>> start

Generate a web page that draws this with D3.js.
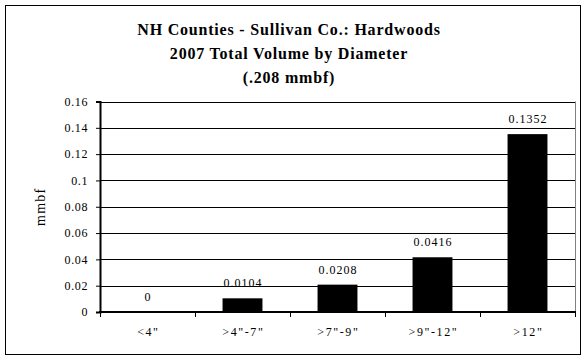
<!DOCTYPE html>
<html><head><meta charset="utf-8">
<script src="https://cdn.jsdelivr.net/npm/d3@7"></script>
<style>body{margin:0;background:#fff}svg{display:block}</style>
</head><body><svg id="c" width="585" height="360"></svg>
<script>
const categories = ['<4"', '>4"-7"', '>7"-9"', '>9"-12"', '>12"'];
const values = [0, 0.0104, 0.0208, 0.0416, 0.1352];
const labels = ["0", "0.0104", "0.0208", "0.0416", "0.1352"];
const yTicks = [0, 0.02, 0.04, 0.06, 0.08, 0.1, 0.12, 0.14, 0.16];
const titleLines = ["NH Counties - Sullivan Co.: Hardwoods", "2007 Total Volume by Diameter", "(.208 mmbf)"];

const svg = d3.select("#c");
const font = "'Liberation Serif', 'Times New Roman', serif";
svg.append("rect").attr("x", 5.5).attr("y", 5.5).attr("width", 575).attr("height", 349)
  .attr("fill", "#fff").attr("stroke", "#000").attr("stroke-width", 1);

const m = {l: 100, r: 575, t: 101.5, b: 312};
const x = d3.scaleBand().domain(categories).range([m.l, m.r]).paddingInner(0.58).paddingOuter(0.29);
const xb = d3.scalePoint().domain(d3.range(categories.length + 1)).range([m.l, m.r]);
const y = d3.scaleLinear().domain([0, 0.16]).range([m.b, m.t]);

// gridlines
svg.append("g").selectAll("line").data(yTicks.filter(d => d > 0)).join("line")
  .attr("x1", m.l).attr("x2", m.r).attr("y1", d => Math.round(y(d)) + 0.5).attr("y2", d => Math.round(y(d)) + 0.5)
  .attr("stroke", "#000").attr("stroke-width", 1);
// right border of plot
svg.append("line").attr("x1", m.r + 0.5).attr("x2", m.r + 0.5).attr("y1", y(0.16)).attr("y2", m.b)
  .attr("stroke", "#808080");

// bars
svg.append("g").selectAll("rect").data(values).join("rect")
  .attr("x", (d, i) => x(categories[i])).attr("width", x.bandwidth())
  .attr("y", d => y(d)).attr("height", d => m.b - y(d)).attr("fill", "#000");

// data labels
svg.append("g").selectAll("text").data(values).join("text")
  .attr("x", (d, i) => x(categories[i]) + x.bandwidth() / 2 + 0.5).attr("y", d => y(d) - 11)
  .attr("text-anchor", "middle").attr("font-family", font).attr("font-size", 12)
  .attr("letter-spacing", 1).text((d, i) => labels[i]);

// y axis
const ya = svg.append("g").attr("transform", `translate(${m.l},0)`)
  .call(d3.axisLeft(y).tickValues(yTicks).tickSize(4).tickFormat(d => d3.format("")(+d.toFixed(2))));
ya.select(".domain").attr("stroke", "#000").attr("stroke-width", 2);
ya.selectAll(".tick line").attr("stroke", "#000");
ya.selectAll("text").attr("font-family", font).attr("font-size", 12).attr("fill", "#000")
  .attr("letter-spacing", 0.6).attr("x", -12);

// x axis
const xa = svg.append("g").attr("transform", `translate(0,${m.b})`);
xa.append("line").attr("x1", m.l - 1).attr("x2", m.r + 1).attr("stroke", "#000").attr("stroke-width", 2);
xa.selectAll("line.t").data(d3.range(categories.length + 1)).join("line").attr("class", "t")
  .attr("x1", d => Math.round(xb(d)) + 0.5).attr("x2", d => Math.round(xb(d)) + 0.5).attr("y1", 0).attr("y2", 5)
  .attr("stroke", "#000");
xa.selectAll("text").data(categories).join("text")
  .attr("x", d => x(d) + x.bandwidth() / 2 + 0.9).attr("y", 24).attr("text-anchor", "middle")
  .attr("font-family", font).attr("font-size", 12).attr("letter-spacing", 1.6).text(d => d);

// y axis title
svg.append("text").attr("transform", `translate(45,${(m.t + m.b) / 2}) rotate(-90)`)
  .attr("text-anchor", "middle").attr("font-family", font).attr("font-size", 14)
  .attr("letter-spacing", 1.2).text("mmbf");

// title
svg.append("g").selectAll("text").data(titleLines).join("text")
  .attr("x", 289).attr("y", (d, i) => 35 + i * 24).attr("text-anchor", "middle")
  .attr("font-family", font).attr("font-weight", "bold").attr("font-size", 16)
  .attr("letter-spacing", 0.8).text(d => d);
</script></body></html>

>> end
>> start

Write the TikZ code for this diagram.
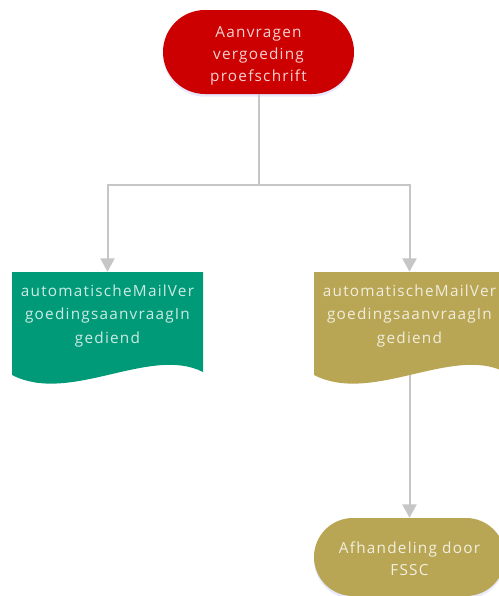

>> end
>> start

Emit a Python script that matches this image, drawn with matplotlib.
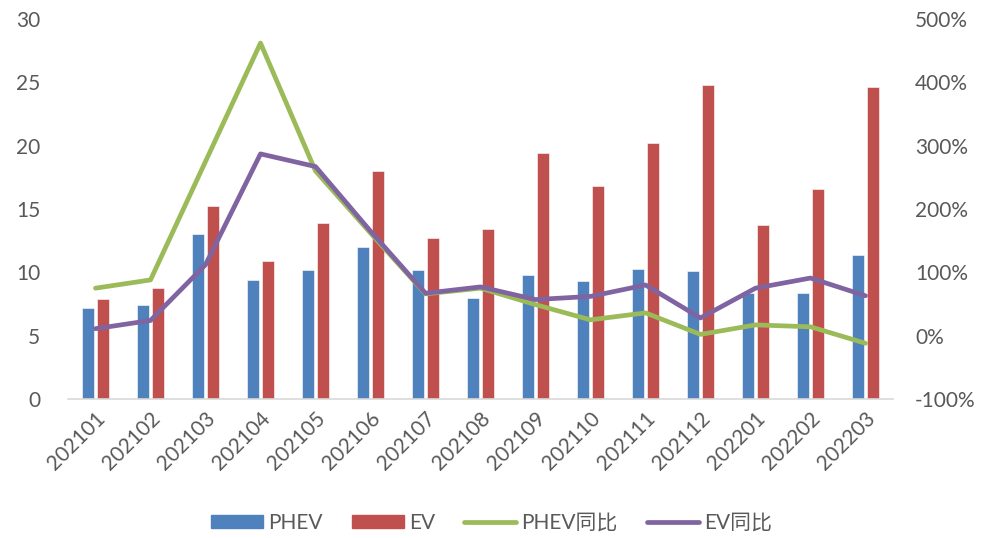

>> end

SHORT TASK: Gather from the data above every line with the string "that".

ANSWER FOR THIS EXERCISE:
Generate a web page that draws this with D3.js.
Emit a Python script that matches this image, drawn with matplotlib.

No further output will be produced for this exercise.